Addressing artisanal and small-scale mining in the DRC
| Date: 05/07/2019
Globally, artisanal and small-scale mining (ASM) provides subsistence for more than 100 million people – including workers and families across the ASM value chain. ASM is mining carried out by individuals, using hand tools and basic extraction methods. It is often dangerous, particularly as women and children sometimes take part.
Although many ASM activities are considered illegal and use mining methods that pose significant risks to corruption, safety and environment, as well as human rights infringements, ASM can be an important source of employment, particularly in sub-Saharan Africa where millions of people depend on it for their livelihoods.
The Democratic Republic of Congo (DRC) has a long history of ASM, where it takes many different forms, from official co-operative associations to small groups of miners illegally operating on mining concessions.
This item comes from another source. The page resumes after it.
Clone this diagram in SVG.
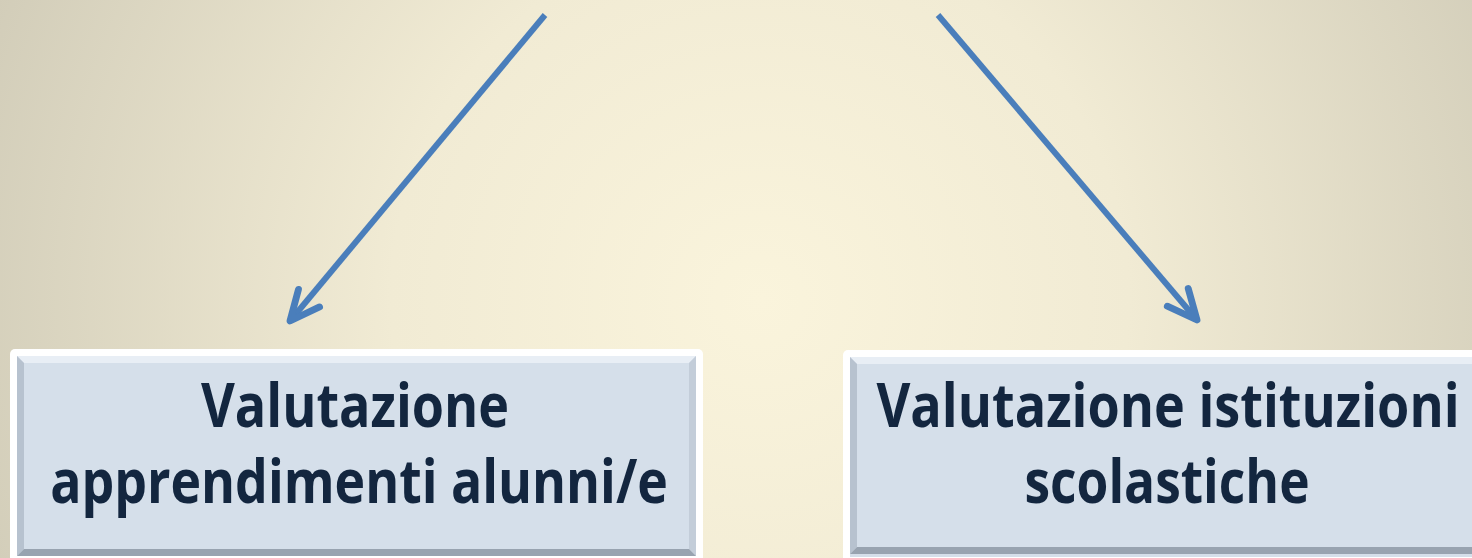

One of the most important ways in which we contribute to addressing ASM in the DRC is by supporting the creation of local employment opportunities. Our mines at Kamoto Copper Company (KCC) and Mutanda Mining (Mutanda) employ over 15,000 employees and contractors. However, in KCC and Mutanda’s operating regions, there are limited employment opportunities outside of mining, which adds to the appeal of ASM.
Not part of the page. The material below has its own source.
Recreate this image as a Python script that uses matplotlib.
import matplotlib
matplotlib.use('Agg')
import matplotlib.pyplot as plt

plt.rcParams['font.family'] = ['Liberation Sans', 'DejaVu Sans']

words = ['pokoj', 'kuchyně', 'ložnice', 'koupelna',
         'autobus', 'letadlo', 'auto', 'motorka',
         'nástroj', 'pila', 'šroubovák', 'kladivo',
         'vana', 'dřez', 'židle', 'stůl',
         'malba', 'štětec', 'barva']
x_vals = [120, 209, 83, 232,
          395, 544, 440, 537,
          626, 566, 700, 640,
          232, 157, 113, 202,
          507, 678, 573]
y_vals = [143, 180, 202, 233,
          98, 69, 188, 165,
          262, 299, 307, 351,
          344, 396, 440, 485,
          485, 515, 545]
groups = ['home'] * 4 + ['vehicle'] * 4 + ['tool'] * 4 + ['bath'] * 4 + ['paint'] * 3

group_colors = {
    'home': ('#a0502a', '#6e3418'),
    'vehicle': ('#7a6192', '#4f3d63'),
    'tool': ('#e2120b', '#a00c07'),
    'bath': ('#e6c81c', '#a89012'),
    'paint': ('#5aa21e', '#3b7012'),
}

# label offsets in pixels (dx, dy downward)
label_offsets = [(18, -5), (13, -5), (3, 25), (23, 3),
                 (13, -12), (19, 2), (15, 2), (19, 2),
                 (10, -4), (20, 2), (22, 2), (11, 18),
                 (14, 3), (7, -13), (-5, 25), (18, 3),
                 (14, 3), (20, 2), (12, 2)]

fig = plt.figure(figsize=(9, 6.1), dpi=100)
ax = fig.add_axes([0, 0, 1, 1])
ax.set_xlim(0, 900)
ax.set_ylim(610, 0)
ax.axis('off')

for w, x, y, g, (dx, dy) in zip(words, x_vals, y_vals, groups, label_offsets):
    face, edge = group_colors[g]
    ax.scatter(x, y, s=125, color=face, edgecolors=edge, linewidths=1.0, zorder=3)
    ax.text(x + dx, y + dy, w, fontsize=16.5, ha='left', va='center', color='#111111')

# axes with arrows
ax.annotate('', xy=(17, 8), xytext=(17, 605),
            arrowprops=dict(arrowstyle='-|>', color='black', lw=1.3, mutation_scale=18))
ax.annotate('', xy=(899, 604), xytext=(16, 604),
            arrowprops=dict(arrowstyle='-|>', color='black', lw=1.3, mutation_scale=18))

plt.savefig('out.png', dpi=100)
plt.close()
people supported by those co-operatives
children attending summer camps
We promote alternative sources of employment through supporting cooperatives that offer a range of activities, including agriculture and farming, welding, dairy products, sewing and carpentry. Half of those taking part in the cooperatives are ex-miners; 60% of their dependents are children, who have been able to stay in school because their families can now afford the fees. In 2018, we supported 140 co-operatives that provided incomes to over 4,000 people.
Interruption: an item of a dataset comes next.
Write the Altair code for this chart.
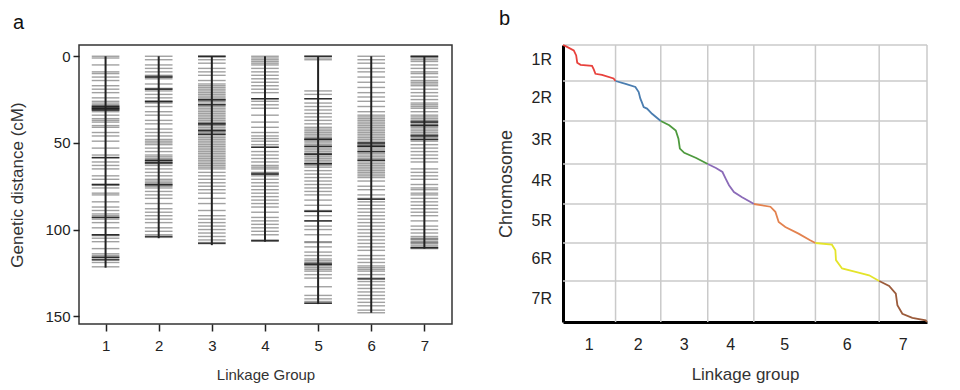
import altair as alt
import pandas as pd

# ---------------- data ----------------
lg_names = ["1", "2", "3", "4", "5", "6", "7"]
lg_length_cM = [122, 105, 109, 107, 143, 148, 111]

markers_lg1 = [0, 1, 5, 9, 10, 12, 14, 17, 19, 21, 24, 26, 27, 28, 28.5, 29, 29.5, 30, 30, 30.5, 31, 31, 32,
               34, 36, 37, 38, 40, 41, 44, 46, 49, 53, 57, 58.5, 61, 63, 65, 69, 71, 74, 74.5, 76, 79, 80, 84,
               87, 89, 91, 92, 93, 94, 96, 99, 103, 103.5, 105, 107, 111, 114, 115, 116, 117, 119, 121.5]
markers_lg2 = [0, 2, 5, 7, 9, 11, 11.5, 12, 13, 16, 18.5, 19, 20, 22, 24, 26, 26.5, 27, 29, 32, 34, 37, 39,
               42, 44, 46, 48, 49, 50, 51, 53, 55, 57, 58, 59, 60, 60.5, 61, 61.5, 62, 63, 65, 67, 69, 71, 72,
               73, 74, 74.5, 75, 76, 78, 80, 82, 85, 88, 90, 92, 94, 96, 99, 101, 103, 104.5]
markers_lg3 = [0, 0.5, 2, 4, 7, 9, 11, 14, 16, 17, 18, 19, 20, 21, 22, 23, 24, 25, 25.5, 26, 27, 28, 29, 30,
               31, 32, 33, 34, 35, 36, 37, 38, 38.5, 39, 39.5, 40, 41, 42, 42.5, 43, 44, 45, 46, 47, 48, 49,
               50, 51, 52, 53, 54, 55, 56, 57, 58, 59, 60, 61, 62, 63, 64, 65, 67, 69, 71, 73, 75, 77, 79, 82,
               85, 89, 92, 94, 96, 98, 100, 102, 104, 106, 107.5]
markers_lg4 = [0, 1, 2, 3, 4, 5, 7, 9, 11, 13, 15, 17, 19, 21, 24.5, 26, 28, 30, 34, 38, 41, 44, 46, 47.5,
               49, 51, 52.5, 55, 57, 59, 61, 63, 64, 65, 67, 67.5, 68, 69, 71, 73, 75, 77, 79, 81, 83, 85, 87,
               90, 93, 95, 97, 99, 101, 103, 106, 106.5]
markers_lg5 = [0, 1, 2, 20, 22, 24.5, 27, 29, 31, 33, 35, 37, 39, 41, 42, 43, 44, 45, 46, 47, 47.5, 48, 48,
               49, 50, 51, 52, 53, 54, 55, 56, 56.5, 57, 58, 59, 60, 61, 62, 62, 63, 64, 66, 68, 70, 72, 74,
               76, 78, 80, 83, 86, 89, 89.5, 92, 95, 98, 100, 103, 107, 107.5, 110, 113, 115, 117, 118, 119,
               119.5, 120, 120.5, 121, 122, 123, 124, 126, 128, 133, 138, 140, 141.5, 142.5]
markers_lg6 = [0, 2, 4, 7, 9, 12, 15, 18, 21, 23.5, 26, 29, 32, 34, 35, 36, 37, 38, 39, 40, 41, 42, 43, 44,
               45, 46, 47, 48, 49, 50, 50.5, 51, 51.5, 52, 52, 53, 54, 55, 56, 57, 58, 59, 60, 61, 62, 63, 64,
               65, 66, 67, 68, 69, 70, 72, 75, 77, 80, 82, 84, 86, 88, 90, 92, 94, 96, 98, 100, 102, 104, 106,
               108, 110, 112, 115, 117, 119, 121, 122, 123, 124, 126, 128, 130, 132, 134, 136, 138, 140, 142,
               144, 146.5, 148]
markers_lg7 = [0, 0.5, 1, 2, 3, 5, 7, 9, 10, 12, 14, 15, 16, 17, 19, 21, 23, 25, 27, 28, 29, 30, 32, 34, 35,
               36, 37, 37.5, 38, 39, 39.5, 40, 41, 42, 43, 44, 45, 45.5, 46, 47, 48, 49, 51, 53, 55, 57, 59,
               61, 65, 67, 69, 71, 74, 76, 77, 79, 80, 82, 84, 86, 88, 90, 92, 95, 98, 100, 102, 104, 105,
               105.5, 106, 107, 107.5, 108, 109, 110, 110.5, 111]

dark_lg1 = [29, 30, 31, 58.5, 74, 93, 103, 116, 117.5]
dark_lg2 = [12, 19, 26, 60, 61.5, 74, 104]
dark_lg3 = [0, 25, 28, 39, 43, 45, 108]
dark_lg4 = [24.5, 52.5, 68, 106.5]
dark_lg5 = [0, 24.5, 48, 52, 56.5, 62, 89.5, 95, 120, 142.5]
dark_lg6 = [50, 52, 55, 60, 82.5, 128.5]
dark_lg7 = [0, 38, 40, 46, 48, 110.5]

chrom_names = ["1R", "2R", "3R", "4R", "5R", "6R", "7R"]
chrom_len_Mb = [900, 1000, 1075, 1000, 975, 950, 1025]

curve_cM = [
    [0, 6, 25, 30.6, 33, 40.7, 67.4, 71.4, 75.3, 90.5, 117.4, 122],
    [0, 23.3, 46, 53.7, 57.6, 61.4, 65.3, 73, 84.7, 105],
    [0, 19.7, 34.8, 41, 44.3, 54.5, 82.2, 109],
    [0, 19.1, 34.2, 41.9, 49.4, 60.8, 79.7, 102.5, 107],
    [0, 38.5, 50, 57.7, 73.1, 103.8, 130.7, 143],
    [0, 38.3, 46.3, 47.7, 61.8, 93.3, 124.6, 148],
    [0, 23.1, 38.6, 42.3, 53.8, 76.9, 107.9, 111],
]
curve_frac = [
    [0, 0.03, 0.15, 0.29, 0.49, 0.55, 0.58, 0.68, 0.8, 0.83, 0.93, 1.0],
    [0, 0.07, 0.15, 0.275, 0.44, 0.54, 0.65, 0.69, 0.82, 1.0],
    [0, 0.1, 0.22, 0.41, 0.64, 0.74, 0.86, 1.0],
    [0, 0.1, 0.2, 0.37, 0.53, 0.7, 0.83, 0.97, 1.0],
    [0, 0.07, 0.2, 0.46, 0.59, 0.76, 0.93, 1.0],
    [0, 0.045, 0.19, 0.45, 0.67, 0.76, 0.85, 1.0],
    [0, 0.12, 0.31, 0.59, 0.8, 0.9, 0.96, 1.0],
]
lg_colors = ["#e8413c", "#4a7db0", "#4e9a3e", "#8b6bb8", "#e3824f", "#e4e42a", "#9b5b3b"]

FONT = "Liberation Sans"

# ---------------- tables ----------------
all_markers = [markers_lg1, markers_lg2, markers_lg3, markers_lg4, markers_lg5, markers_lg6, markers_lg7]
all_dark = [dark_lg1, dark_lg2, dark_lg3, dark_lg4, dark_lg5, dark_lg6, dark_lg7]
light_rows, dark_rows = [], []
for i, ms in enumerate(all_markers):
    for m in ms:
        light_rows.append({"lg": i + 1, "cM": m})
    for m in all_dark[i]:
        dark_rows.append({"lg": i + 1, "cM": m})
df_light = pd.DataFrame(light_rows)
df_dark = pd.DataFrame(dark_rows)
df_lg = pd.DataFrame({"lg": list(range(1, 8)), "start": [0] * 7, "length": lg_length_cM})

lg_start = [sum(lg_length_cM[:i]) for i in range(7)]
chrom_start = [sum(chrom_len_Mb[:i]) for i in range(7)]
total_cM = sum(lg_length_cM)
total_Mb = sum(chrom_len_Mb)

curve_rows = []
for i in range(7):
    for c, f in zip(curve_cM[i], curve_frac[i]):
        curve_rows.append({"lg": lg_names[i], "x": lg_start[i] + c,
                           "y": chrom_start[i] + f * chrom_len_Mb[i]})
df_curve = pd.DataFrame(curve_rows)

df_vgrid = pd.DataFrame({"x": [lg_start[i] + lg_length_cM[i] for i in range(7)]})
df_hgrid = pd.DataFrame({"y": chrom_start})
df_xlab = pd.DataFrame({"name": lg_names, "x": [lg_start[i] + lg_length_cM[i] / 2 for i in range(7)]})
df_ylab = pd.DataFrame({"name": chrom_names, "y": [chrom_start[i] + chrom_len_Mb[i] / 2 for i in range(7)]})

# ---------------- panel a ----------------
A_W, A_H = 373, 279
xs_a = alt.Scale(domain=[0.5, 7.52], nice=False, zero=False)
ys_a = alt.Scale(domain=[-6.5, 154.5], reverse=True, nice=False, zero=False)

ax_a_x = alt.Axis(values=[1, 2, 3, 4, 5, 6, 7], format="d", title="Linkage Group", grid=False,
                  domain=False, tickSize=7, tickWidth=1.5, tickColor="#222", labelFontSize=15,
                  labelPadding=7, labelColor="#222", titleFontSize=15, titleFontWeight="normal",
                  titleColor="#333", titlePadding=14, labelFont=FONT, titleFont=FONT)
ax_a_y = alt.Axis(values=[0, 50, 100, 150], title="Genetic distance  (cM)", grid=False, domain=False,
                  tickSize=6, tickWidth=1.5, tickColor="#222", labelFontSize=15, labelPadding=3,
                  labelColor="#222", titleFontSize=17, titleFontWeight="normal", titleColor="#333",
                  titlePadding=18, labelFont=FONT, titleFont=FONT)

X_A = alt.X("x:Q", scale=xs_a, axis=ax_a_x, title="Linkage Group")
Y_A = alt.Y("cM:Q", scale=ys_a, axis=ax_a_y, title="Genetic distance  (cM)")

light = alt.Chart(df_light).transform_calculate(
    x="datum.lg - 0.26", x1="datum.lg + 0.26"
).mark_rule(color="#444", strokeWidth=1.4, opacity=0.5).encode(
    x=X_A, x2="x1:Q", y=Y_A,
)
dark = alt.Chart(df_dark).transform_calculate(
    x="datum.lg - 0.26", x1="datum.lg + 0.26"
).mark_rule(color="#111", strokeWidth=1.5, opacity=0.8).encode(
    x=X_A, x2="x1:Q", y=Y_A,
)
backbone = alt.Chart(df_lg).transform_calculate(x="datum.lg", cM="datum.start").mark_rule(
    color="#222", strokeWidth=2).encode(
    x=X_A, y=Y_A, y2="length:Q",
)
panel_a = alt.layer(light, dark, backbone).properties(
    width=A_W, height=A_H,
    title=alt.TitleParams("a", anchor="start", frame="group", dx=-66, fontSize=20,
                          fontWeight="normal", font=FONT, offset=12, color="#111"),
    view=alt.ViewBackground(stroke="#333", strokeWidth=1.5),
)

# ---------------- panel b ----------------
B_W, B_H = 364, 277
xs_b = alt.Scale(domain=[0, total_cM], nice=False, zero=False)
ys_b = alt.Scale(domain=[0, total_Mb], reverse=True, nice=False, zero=False)

ax_b_x = alt.Axis(labels=False, ticks=False, grid=False, domainWidth=3, domainColor="#000",
                  title="Linkage group", titleFontSize=17, titleFontWeight="normal",
                  titleColor="#333", titlePadding=44, titleFont=FONT)
ax_b_y = alt.Axis(labels=False, ticks=False, grid=False, domainWidth=3, domainColor="#000",
                  title="Chromosome", titleFontSize=18, titleFontWeight="normal",
                  titleColor="#333", titlePadding=48, titleFont=FONT)
X_B = alt.X("x:Q", scale=xs_b, axis=ax_b_x, title="Linkage group")
Y_B = alt.Y("y:Q", scale=ys_b, axis=ax_b_y, title="Chromosome")

vgrid = alt.Chart(df_vgrid).mark_rule(color="#cacaca", strokeWidth=1.5).encode(x=X_B)
hgrid = alt.Chart(df_hgrid).mark_rule(color="#cacaca", strokeWidth=1.5).encode(y=Y_B)

curves = alt.Chart(df_curve).mark_line(strokeWidth=1.8).encode(
    x=X_B, y=Y_B,
    color=alt.Color("lg:N", scale=alt.Scale(domain=lg_names, range=lg_colors), legend=None),
    detail="lg:N",
    order="x:Q",
)
xlab = alt.Chart(df_xlab).mark_text(fontSize=16, font=FONT, color="#222", baseline="middle").encode(
    x=X_B, y=alt.value(B_H + 23), text="name:N")
ylab = alt.Chart(df_ylab).mark_text(fontSize=16, font=FONT, color="#222", baseline="middle",
                                    align="right", dy=-3).encode(
    y=Y_B, x=alt.value(-11), text="name:N")

panel_b = alt.layer(vgrid, hgrid, curves, xlab, ylab).properties(
    width=B_W, height=B_H,
    title=alt.TitleParams("b", anchor="start", frame="group", dx=-64, fontSize=20,
                          fontWeight="normal", font=FONT, offset=12, color="#111"),
    view=alt.ViewBackground(stroke="transparent"),
)

chart = alt.hconcat(panel_a, panel_b, spacing=43).properties(
    padding={"left": 0, "top": 0, "right": 0, "bottom": 0}
).configure(background="white").configure_view(stroke="transparent")

chart.save("out.html", embed_options={"renderer": "svg", "actions": False})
We also work with local NGOs and churches to deliver holiday camps for school children to help discourage their participation in ASM activities. The camps offer a wide range of activities, such as theatre, drawing and music, as well as discussions on the risks of ASM and the importance of education. Attendees receive a meal each day. At the end of the camps, each child receives a school uniform. In 2018, over 9,000 children participated.
During the holiday camps, we note an increased number of children not accessing artisanal mines and once school resumed, increased pupil attendance.